**Given instruction:**
Pictures stay out of the copy; restate everything else in the material exactly.

* BEGIN *

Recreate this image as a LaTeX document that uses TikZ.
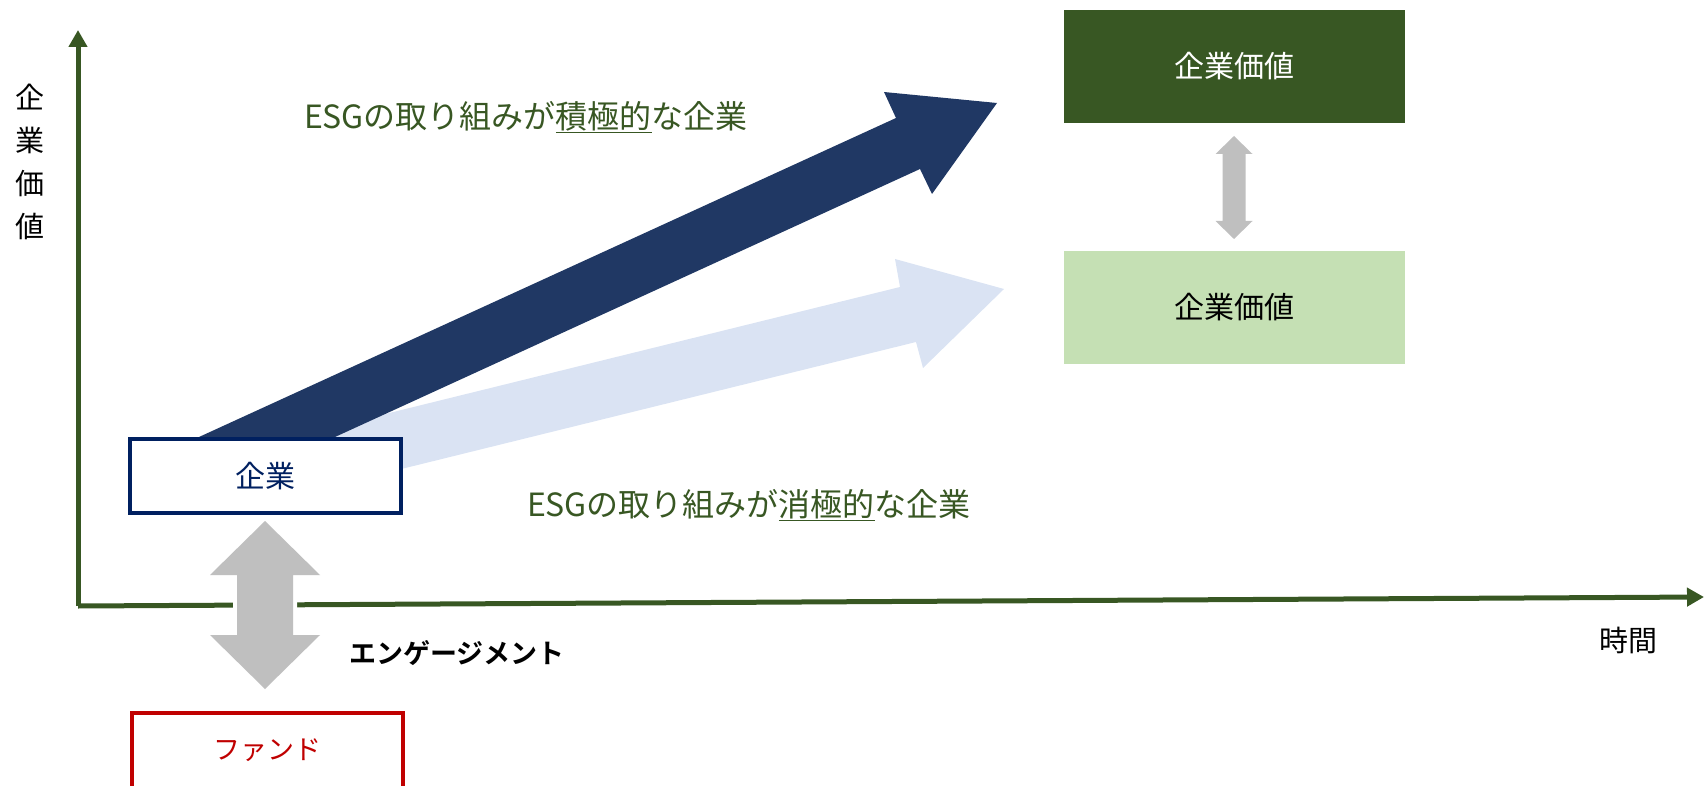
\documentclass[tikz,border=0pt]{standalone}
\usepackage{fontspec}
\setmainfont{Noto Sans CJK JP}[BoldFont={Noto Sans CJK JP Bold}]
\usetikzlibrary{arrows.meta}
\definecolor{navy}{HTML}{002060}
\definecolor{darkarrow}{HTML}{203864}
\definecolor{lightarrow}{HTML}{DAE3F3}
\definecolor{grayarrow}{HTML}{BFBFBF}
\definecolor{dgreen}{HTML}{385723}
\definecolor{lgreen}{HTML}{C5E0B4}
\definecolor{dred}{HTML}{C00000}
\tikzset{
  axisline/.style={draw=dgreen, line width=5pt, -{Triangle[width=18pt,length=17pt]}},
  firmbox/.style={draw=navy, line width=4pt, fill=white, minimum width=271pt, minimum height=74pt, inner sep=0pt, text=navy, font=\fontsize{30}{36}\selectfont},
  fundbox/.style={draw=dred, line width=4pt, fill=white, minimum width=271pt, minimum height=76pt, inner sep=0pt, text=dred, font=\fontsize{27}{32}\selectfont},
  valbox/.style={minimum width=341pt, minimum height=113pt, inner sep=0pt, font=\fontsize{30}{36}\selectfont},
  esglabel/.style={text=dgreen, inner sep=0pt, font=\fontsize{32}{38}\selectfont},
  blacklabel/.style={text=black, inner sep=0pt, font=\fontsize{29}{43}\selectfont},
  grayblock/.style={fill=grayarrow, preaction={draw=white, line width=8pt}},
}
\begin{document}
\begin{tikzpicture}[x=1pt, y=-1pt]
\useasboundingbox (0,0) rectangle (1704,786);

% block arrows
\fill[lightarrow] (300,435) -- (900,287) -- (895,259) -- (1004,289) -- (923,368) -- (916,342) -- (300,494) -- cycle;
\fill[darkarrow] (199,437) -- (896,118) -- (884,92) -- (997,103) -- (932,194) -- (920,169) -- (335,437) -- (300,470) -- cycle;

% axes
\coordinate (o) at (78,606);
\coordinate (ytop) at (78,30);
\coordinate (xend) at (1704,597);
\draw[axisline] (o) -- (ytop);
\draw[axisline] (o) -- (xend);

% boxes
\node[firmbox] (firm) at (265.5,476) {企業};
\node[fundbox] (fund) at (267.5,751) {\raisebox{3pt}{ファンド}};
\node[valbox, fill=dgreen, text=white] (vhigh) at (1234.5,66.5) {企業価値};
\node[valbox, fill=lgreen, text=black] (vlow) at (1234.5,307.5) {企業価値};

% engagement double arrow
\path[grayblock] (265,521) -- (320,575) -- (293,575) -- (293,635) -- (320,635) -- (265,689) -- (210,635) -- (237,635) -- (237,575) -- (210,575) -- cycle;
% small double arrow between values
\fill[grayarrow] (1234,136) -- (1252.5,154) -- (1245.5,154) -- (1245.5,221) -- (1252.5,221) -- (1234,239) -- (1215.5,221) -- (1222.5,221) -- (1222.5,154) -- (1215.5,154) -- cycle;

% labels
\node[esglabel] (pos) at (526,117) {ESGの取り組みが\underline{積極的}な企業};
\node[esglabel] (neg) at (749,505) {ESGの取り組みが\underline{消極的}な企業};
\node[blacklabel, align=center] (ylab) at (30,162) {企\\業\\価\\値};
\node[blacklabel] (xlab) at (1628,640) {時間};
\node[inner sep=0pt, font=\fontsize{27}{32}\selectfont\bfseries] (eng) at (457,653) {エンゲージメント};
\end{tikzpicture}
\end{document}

* END *

**Correct answer:**
Recreate this image as a LaTeX document that uses TikZ.
\documentclass[tikz,border=0pt]{standalone}
\usepackage{fontspec}
\setmainfont{Noto Sans CJK JP}[BoldFont={Noto Sans CJK JP Bold}]
\usetikzlibrary{arrows.meta}
\definecolor{navy}{HTML}{002060}
\definecolor{darkarrow}{HTML}{203864}
\definecolor{lightarrow}{HTML}{DAE3F3}
\definecolor{grayarrow}{HTML}{BFBFBF}
\definecolor{dgreen}{HTML}{385723}
\definecolor{lgreen}{HTML}{C5E0B4}
\definecolor{dred}{HTML}{C00000}
\tikzset{
  axisline/.style={draw=dgreen, line width=5pt, -{Triangle[width=18pt,length=17pt]}},
  firmbox/.style={draw=navy, line width=4pt, fill=white, minimum width=271pt, minimum height=74pt, inner sep=0pt, text=navy, font=\fontsize{30}{36}\selectfont},
  fundbox/.style={draw=dred, line width=4pt, fill=white, minimum width=271pt, minimum height=76pt, inner sep=0pt, text=dred, font=\fontsize{27}{32}\selectfont},
  valbox/.style={minimum width=341pt, minimum height=113pt, inner sep=0pt, font=\fontsize{30}{36}\selectfont},
  esglabel/.style={text=dgreen, inner sep=0pt, font=\fontsize{32}{38}\selectfont},
  blacklabel/.style={text=black, inner sep=0pt, font=\fontsize{29}{43}\selectfont},
  grayblock/.style={fill=grayarrow, preaction={draw=white, line width=8pt}},
}
\begin{document}
\begin{tikzpicture}[x=1pt, y=-1pt]
\useasboundingbox (0,0) rectangle (1704,786);

% block arrows
\fill[lightarrow] (300,435) -- (900,287) -- (895,259) -- (1004,289) -- (923,368) -- (916,342) -- (300,494) -- cycle;
\fill[darkarrow] (199,437) -- (896,118) -- (884,92) -- (997,103) -- (932,194) -- (920,169) -- (335,437) -- (300,470) -- cycle;

% axes
\coordinate (o) at (78,606);
\coordinate (ytop) at (78,30);
\coordinate (xend) at (1704,597);
\draw[axisline] (o) -- (ytop);
\draw[axisline] (o) -- (xend);

% boxes
\node[firmbox] (firm) at (265.5,476) {企業};
\node[fundbox] (fund) at (267.5,751) {\raisebox{3pt}{ファンド}};
\node[valbox, fill=dgreen, text=white] (vhigh) at (1234.5,66.5) {企業価値};
\node[valbox, fill=lgreen, text=black] (vlow) at (1234.5,307.5) {企業価値};

% engagement double arrow
\path[grayblock] (265,521) -- (320,575) -- (293,575) -- (293,635) -- (320,635) -- (265,689) -- (210,635) -- (237,635) -- (237,575) -- (210,575) -- cycle;
% small double arrow between values
\fill[grayarrow] (1234,136) -- (1252.5,154) -- (1245.5,154) -- (1245.5,221) -- (1252.5,221) -- (1234,239) -- (1215.5,221) -- (1222.5,221) -- (1222.5,154) -- (1215.5,154) -- cycle;

% labels
\node[esglabel] (pos) at (526,117) {ESGの取り組みが\underline{積極的}な企業};
\node[esglabel] (neg) at (749,505) {ESGの取り組みが\underline{消極的}な企業};
\node[blacklabel, align=center] (ylab) at (30,162) {企\\業\\価\\値};
\node[blacklabel] (xlab) at (1628,640) {時間};
\node[inner sep=0pt, font=\fontsize{27}{32}\selectfont\bfseries] (eng) at (457,653) {エンゲージメント};
\end{tikzpicture}
\end{document}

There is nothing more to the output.